STORED ROWS:
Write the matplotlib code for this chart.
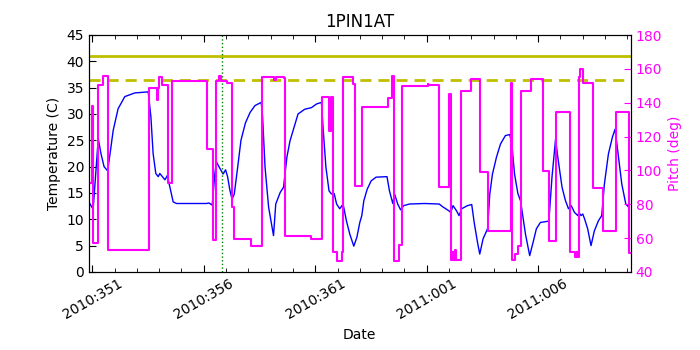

--

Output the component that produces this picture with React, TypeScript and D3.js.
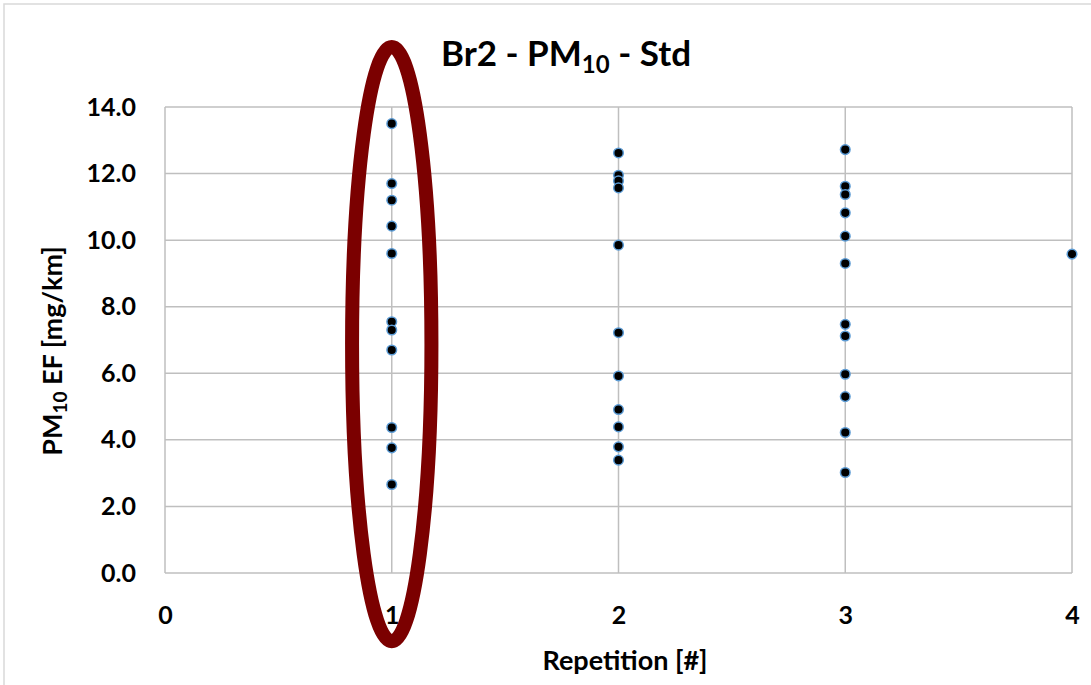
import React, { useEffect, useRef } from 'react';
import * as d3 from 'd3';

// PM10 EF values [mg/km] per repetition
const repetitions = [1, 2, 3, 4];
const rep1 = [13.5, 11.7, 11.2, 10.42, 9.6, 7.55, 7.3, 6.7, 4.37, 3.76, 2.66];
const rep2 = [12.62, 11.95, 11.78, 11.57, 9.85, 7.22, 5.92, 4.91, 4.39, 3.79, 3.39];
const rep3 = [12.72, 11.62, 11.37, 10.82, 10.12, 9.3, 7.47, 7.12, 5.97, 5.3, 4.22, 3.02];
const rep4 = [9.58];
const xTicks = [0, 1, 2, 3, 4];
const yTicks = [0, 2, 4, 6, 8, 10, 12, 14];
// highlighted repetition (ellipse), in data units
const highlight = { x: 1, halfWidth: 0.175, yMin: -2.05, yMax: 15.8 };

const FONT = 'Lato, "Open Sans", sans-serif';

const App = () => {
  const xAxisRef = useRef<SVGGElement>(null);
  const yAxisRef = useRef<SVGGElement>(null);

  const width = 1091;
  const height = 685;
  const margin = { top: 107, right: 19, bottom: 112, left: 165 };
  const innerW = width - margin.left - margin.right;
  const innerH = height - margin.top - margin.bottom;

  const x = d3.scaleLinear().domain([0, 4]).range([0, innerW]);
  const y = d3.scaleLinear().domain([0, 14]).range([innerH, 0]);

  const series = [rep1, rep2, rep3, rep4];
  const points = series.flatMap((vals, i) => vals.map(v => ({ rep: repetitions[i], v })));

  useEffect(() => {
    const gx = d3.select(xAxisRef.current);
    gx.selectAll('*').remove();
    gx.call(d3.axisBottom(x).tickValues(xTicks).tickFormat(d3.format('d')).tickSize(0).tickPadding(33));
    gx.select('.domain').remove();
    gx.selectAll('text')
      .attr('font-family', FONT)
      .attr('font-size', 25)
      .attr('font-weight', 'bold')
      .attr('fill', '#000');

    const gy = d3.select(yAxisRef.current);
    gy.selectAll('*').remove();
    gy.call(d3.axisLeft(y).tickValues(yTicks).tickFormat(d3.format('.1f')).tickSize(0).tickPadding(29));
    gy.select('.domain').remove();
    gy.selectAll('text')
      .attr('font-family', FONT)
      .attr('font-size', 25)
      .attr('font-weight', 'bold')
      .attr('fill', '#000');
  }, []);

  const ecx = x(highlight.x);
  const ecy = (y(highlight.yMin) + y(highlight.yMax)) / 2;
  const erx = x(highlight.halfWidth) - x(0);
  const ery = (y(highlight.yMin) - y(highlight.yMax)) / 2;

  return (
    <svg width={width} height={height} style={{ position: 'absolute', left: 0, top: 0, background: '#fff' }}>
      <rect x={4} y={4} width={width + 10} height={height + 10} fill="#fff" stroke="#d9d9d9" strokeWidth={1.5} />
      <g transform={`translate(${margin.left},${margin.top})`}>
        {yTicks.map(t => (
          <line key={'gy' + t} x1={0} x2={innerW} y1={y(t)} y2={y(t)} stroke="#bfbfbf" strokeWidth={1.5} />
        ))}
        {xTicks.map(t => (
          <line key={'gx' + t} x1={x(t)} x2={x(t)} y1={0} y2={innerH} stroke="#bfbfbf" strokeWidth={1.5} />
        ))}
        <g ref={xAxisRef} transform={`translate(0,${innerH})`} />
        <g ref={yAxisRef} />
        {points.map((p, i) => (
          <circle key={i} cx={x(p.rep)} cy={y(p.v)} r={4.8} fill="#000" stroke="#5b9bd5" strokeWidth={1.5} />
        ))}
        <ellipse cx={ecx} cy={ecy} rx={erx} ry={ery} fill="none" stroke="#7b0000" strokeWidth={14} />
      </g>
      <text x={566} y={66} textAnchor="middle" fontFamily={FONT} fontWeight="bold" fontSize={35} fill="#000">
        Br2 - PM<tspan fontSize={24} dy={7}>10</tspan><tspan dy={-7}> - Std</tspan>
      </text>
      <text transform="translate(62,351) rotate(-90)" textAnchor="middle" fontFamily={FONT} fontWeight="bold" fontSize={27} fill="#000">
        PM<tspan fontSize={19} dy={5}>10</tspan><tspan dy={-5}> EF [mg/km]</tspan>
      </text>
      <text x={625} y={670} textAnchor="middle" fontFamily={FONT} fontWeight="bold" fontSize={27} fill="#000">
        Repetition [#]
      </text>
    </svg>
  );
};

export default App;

* * *

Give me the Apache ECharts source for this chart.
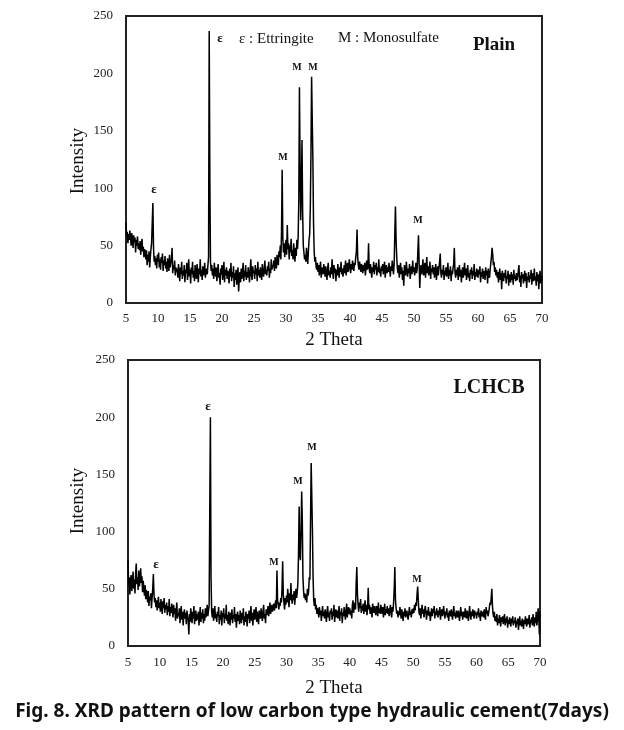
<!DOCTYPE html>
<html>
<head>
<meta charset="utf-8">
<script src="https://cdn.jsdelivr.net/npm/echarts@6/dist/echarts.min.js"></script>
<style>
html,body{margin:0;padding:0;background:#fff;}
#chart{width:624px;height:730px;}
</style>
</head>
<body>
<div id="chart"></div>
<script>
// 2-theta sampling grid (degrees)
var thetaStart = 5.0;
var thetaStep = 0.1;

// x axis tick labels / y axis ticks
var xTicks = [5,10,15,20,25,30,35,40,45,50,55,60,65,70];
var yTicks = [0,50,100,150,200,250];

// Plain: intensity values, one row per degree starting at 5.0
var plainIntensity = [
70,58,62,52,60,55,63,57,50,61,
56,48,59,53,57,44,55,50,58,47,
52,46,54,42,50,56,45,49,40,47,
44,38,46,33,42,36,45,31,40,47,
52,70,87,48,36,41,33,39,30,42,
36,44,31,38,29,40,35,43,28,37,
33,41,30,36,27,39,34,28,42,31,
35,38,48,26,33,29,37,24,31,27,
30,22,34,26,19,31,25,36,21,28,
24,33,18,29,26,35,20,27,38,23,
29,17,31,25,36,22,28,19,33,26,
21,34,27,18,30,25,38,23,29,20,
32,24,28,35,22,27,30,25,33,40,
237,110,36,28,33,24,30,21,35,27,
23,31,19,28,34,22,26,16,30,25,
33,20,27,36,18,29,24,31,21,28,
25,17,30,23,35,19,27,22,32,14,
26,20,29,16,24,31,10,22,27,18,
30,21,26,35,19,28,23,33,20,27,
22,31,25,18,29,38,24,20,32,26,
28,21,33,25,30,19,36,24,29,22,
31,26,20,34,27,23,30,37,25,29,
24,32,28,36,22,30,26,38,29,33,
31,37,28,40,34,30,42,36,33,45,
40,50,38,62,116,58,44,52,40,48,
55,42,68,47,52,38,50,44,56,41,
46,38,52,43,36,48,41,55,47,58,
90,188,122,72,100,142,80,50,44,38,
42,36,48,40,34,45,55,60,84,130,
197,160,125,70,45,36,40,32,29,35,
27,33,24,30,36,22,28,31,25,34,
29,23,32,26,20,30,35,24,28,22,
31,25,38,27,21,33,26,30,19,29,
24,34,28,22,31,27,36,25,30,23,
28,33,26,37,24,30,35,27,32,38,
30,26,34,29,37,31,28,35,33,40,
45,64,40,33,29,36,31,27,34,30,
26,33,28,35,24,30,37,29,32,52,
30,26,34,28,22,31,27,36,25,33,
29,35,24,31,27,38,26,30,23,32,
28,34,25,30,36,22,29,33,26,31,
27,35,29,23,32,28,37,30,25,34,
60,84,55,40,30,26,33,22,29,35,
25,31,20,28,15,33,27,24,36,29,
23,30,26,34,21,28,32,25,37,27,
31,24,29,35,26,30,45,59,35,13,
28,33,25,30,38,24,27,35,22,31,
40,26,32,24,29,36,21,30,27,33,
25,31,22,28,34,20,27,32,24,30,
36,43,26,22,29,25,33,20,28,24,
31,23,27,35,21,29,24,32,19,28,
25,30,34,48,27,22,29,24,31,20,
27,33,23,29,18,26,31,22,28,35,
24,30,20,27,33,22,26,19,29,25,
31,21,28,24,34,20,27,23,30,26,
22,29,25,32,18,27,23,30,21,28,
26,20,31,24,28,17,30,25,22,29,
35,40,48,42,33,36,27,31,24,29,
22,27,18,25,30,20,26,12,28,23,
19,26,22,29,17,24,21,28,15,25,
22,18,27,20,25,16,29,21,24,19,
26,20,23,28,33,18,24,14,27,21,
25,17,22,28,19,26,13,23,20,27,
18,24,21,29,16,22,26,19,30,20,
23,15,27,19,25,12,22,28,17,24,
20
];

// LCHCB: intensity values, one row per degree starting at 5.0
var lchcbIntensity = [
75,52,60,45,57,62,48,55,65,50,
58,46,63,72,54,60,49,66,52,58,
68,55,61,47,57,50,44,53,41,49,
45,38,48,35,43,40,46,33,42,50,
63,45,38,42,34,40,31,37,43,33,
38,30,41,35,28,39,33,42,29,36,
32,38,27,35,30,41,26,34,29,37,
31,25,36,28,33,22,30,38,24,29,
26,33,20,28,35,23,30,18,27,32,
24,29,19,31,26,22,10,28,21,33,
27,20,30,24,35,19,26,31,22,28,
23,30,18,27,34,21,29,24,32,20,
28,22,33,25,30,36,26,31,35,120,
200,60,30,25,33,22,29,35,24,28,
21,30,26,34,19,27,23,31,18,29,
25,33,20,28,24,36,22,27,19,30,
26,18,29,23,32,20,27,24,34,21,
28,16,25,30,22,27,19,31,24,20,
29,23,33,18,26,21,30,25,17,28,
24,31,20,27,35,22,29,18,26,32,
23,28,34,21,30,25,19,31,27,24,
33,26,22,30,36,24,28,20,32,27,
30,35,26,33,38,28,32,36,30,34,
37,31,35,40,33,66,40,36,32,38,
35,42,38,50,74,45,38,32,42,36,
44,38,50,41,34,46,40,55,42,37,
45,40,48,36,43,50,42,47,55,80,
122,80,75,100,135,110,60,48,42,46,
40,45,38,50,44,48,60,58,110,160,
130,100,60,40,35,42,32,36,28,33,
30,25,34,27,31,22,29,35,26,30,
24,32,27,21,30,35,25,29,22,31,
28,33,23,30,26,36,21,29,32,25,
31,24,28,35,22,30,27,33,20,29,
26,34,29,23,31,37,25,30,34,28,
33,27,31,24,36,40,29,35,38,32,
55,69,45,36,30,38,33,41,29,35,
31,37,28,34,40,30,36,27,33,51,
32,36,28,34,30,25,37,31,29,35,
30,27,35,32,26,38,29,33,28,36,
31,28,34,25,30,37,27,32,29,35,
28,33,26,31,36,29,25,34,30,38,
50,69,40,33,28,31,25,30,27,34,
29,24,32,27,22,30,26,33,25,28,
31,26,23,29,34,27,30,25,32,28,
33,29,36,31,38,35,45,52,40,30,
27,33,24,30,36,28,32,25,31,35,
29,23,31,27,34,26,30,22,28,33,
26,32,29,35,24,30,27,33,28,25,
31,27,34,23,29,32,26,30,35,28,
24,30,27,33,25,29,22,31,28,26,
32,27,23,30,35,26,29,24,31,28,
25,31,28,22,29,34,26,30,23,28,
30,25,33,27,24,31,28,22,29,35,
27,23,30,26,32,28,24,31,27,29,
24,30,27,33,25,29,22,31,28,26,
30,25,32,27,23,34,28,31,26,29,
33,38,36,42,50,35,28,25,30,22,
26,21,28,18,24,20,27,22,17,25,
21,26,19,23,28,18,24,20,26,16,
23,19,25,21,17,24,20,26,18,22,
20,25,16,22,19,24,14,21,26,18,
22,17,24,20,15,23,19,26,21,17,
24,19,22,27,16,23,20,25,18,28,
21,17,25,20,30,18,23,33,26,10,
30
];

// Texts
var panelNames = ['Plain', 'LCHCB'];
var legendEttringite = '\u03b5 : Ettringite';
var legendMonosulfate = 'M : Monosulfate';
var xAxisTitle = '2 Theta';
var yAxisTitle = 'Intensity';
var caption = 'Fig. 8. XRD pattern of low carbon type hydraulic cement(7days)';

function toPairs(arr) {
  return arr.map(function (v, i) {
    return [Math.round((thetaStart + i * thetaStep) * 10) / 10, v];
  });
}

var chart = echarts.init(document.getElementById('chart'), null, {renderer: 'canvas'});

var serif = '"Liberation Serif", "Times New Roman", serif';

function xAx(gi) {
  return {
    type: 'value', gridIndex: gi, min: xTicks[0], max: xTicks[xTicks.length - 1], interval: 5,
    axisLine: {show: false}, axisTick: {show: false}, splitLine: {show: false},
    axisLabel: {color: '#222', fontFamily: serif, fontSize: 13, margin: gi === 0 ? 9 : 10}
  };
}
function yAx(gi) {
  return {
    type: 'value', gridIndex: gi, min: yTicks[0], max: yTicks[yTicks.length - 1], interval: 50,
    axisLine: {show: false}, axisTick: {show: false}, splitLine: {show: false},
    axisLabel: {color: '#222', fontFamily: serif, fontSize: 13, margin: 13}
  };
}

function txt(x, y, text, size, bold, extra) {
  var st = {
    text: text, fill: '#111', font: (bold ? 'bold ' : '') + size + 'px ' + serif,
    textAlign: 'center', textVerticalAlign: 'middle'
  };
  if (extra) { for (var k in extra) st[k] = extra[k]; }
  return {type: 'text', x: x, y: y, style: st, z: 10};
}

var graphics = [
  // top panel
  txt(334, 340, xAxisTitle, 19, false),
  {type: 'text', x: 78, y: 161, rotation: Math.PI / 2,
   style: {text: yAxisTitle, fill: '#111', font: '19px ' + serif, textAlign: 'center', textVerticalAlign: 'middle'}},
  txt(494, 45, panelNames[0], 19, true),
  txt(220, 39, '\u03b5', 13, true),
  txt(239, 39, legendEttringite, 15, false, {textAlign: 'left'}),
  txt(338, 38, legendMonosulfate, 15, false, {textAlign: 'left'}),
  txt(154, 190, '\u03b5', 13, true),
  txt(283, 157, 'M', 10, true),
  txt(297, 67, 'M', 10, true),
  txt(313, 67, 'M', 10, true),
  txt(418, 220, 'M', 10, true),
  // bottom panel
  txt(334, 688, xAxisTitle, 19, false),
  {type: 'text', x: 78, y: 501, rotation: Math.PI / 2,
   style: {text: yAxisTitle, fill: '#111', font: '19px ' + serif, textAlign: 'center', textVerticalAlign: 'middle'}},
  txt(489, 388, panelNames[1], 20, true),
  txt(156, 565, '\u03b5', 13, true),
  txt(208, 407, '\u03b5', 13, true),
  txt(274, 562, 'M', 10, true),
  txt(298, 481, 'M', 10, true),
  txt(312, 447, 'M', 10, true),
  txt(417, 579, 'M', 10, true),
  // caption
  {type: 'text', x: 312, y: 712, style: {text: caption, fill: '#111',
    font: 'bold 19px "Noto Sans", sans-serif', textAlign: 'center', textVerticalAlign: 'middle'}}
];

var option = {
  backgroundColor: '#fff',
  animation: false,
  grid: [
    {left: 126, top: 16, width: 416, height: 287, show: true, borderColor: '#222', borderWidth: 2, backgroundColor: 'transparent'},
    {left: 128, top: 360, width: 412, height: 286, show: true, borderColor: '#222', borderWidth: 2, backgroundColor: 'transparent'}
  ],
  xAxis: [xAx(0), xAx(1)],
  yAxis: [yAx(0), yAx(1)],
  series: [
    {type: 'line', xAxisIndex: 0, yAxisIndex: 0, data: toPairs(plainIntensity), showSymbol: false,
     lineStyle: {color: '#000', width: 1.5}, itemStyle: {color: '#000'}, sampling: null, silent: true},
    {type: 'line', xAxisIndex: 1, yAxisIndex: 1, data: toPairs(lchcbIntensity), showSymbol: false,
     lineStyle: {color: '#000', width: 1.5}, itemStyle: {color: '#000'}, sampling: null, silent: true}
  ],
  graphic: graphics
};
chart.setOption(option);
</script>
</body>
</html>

TASK STATEMENT:
Return each line with "React".

EXPECTED OUTPUT:
Output the component that produces this picture with React, TypeScript and D3.js.
import React, { useEffect, useRef } from 'react';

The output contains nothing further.